*What needs to be done*
Extract each line bearing the word "matplotlib".
----- Data block -----
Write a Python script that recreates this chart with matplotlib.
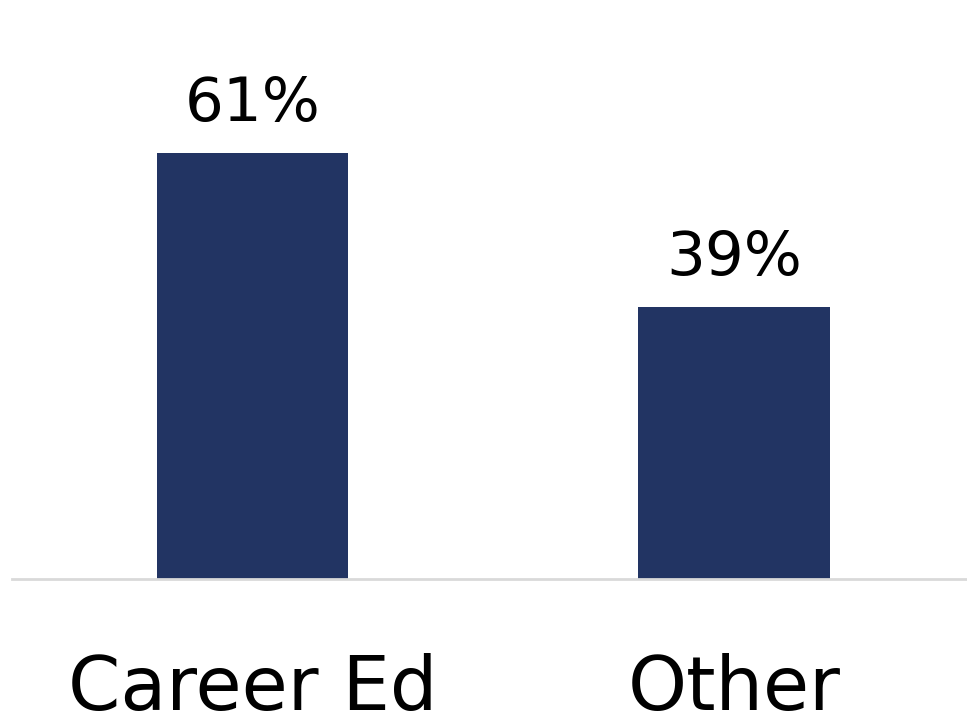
import matplotlib
matplotlib.use("Agg")
import matplotlib.pyplot as plt

categories = ["Career Ed", "Other"]
values = [61, 39]
value_labels = ["61%", "39%"]

bar_color = "#223463"

fig = plt.figure(figsize=(9.67, 7.2), dpi=100)
ax = fig.add_axes([12 / 967, 1 - 579 / 720, 1 - 12 / 967, 579 / 720])

x = list(range(len(categories)))
ax.bar(x, values, width=0.397, color=bar_color, zorder=2)

ax.set_xlim(-0.4995, 1.484)
ax.set_ylim(0, 82.95)

for xi, v, lab in zip(x, values, value_labels):
    ax.annotate(lab, xy=(xi, v), xytext=(0, 23), textcoords="offset points",
                ha="center", va="baseline", fontsize=44, color="black",
                family="DejaVu Sans")

for xi, cat in zip(x, categories):
    ax.annotate(cat, xy=(xi, 0), xytext=(0, -94.3), textcoords="offset points",
                ha="center", va="baseline", fontsize=54, color="black",
                family="DejaVu Sans", annotation_clip=False)

for s in ["top", "right", "left"]:
    ax.spines[s].set_visible(False)
ax.spines["bottom"].set_color("#d9d9d9")
ax.spines["bottom"].set_linewidth(2)
ax.set_xticks([])
ax.set_yticks([])
ax.patch.set_alpha(0)

fig.savefig("out.png", dpi=100)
-----
*Written response*
Write a Python script that recreates this chart with matplotlib.
import matplotlib
matplotlib.use("Agg")
import matplotlib.pyplot as plt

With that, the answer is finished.